Asking David Burke about Suffering


Asking David Burke about Suffering

Samantha Ho asks David Burke some questions about suffering.
David is the Unit Coordinator for the upcoming online ‘Faith & Suffering: Theological & Pastoral Explorations’ Intensive from 3-7 August.

SH: Why do you think ’suffering’ is often the most common apologetic topic Christians get asked about?

DB: When I did philosophy at uni, belief in an all-powerful and all-good God was deemed logically inconsistent with the obvious fact of suffering. For some people, this is a serious question and it deserves a serious answer. For others it is an intellectual game. Christian responses to this are known as theodicy – the justification of God. However, in my experience, people in the midst of great suffering have little interest in logical arguments or theodicies. They want to cope with what they experience and find meaning in it before God. Dr Kapic’s book and classes arise from the experience of deep suffering in his own family and speak into our search for grace and meaning in the midst of suffering.

SH: Is there a figure in church history whose story has inspired you in thinking through suffering?

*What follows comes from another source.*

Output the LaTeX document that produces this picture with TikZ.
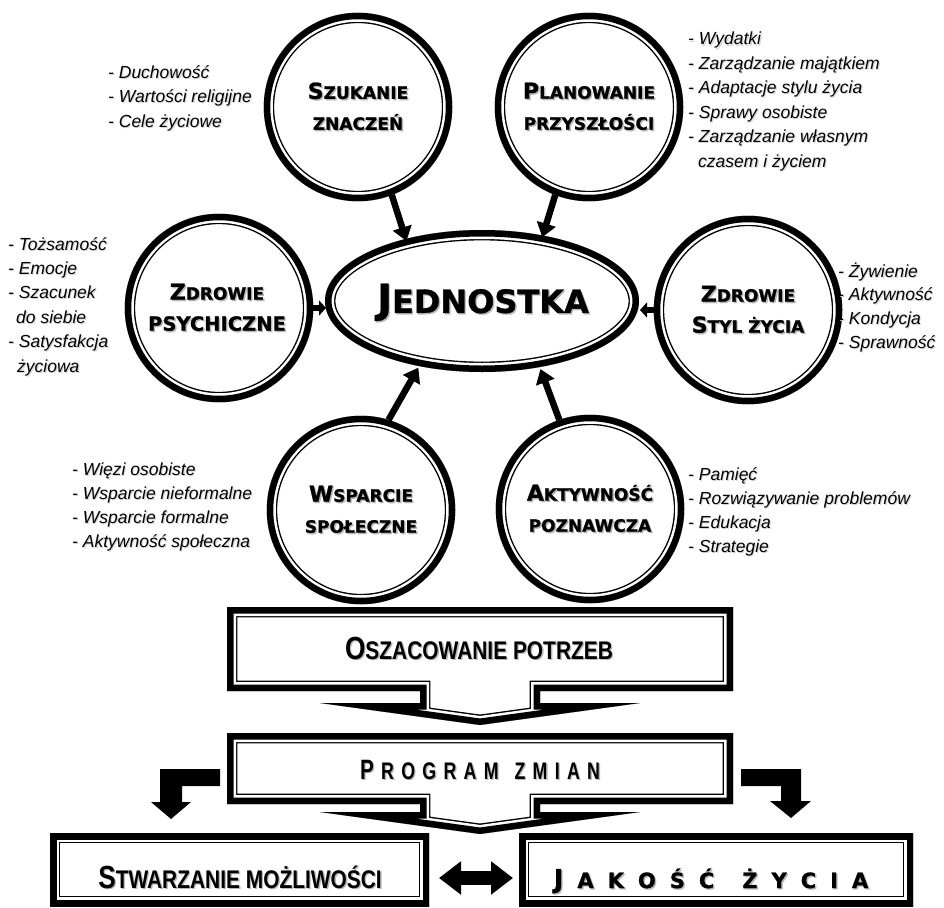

DB: Church history has many many stories of people who suffered for their faith and we who live in the cosy western church have much to learn from them. Meet Wang Ming-Tao. He was raised in the political turmoil of early twentieth century China. In 1918 he became a pastor, having promised to do so if he survived a serious illness. Wang Ming-Tao’s theology led him to resist any compromise with the state. This led to threats on his life such that he kept a coffin at home in expectation of execution. His resistance to the Three Self-Patriotic Movement of the new Communist government led to his 1955 arrest. Under torture and threats he signed a ‘confession’ of crimes against the state in 1956, but soon revoked it and returned to prison until released as an 79 year old in 1979. Prison was not easy with daily privations, beatings and other torture, work parties, further interrogations and all the rest. In his writings he emphasises the necessity of suffering for all who resist idolatry and evil.

SH: How about someone you know personally?

DB: Listen to the story of Janet who became my Chinese Godmother. As a young Chinese-Singaporean, Janet showed promise and gained entry to a high-quality school. However, dancing was her real passion and she won a scholarship to a dance school in London. The dream of dance ended with the Japanese WWII invasion of Singapore. Life was hard under occupation and Janet spoke of foraging for food in the jungle and going hungry. She lived in fear of beatings from the occupying army for the slightest infringement of rules. One time Janet and other young girls were put in a wooden hut and the doors locked. Soldiers piled dry bushes around the building and only the last minute intervention by a Japanese officer prevented a fiery death. After the war Janet married and had three children. Life with an abusive husband who gambled the meagre family funds brought new suffering. Janet shared an apartment with five other family members and even in advanced years slept on a mat on the lounge room floor. For most of her life Janet followed traditional Chinese religion and resigned herself to suffering as an inevitably of fate. Her conversion was marked by a strong tearful and emotional response to the sufferings of Jesus on the Cross – his sufferings for her spoke into the deep recesses of her suffering soul.

SH: Why might it be a good idea for pastoral leaders take up this unit next semester? 

DB: Suffering is normal and universal in the abnormality of a fallen world. If pastoral workers have not discovered this by the time they leave college, they are soon faced with suffering in their own lives or that of church members. Many of us are painfully inadequate at dealing with suffering and fluster about with stoic resignation, pointless platitudes or deepening despair. I have started reading Kelly Kapic’s book and wish I had done so earlier in my life. He draws on a wide range of sources, from early church fathers to contemporary writers, to discuss suffering in a way marked by profound compassion and with nuanced theological reflection. This unit is a cross-over between pastoral and theological disciplines and brings ’Christ for all of life’ into our reality of suffering. It holds promise of helping equip students face suffering in their own lives and to help with the suffering of others in ways that are profoundly pastoral and faithfully theological.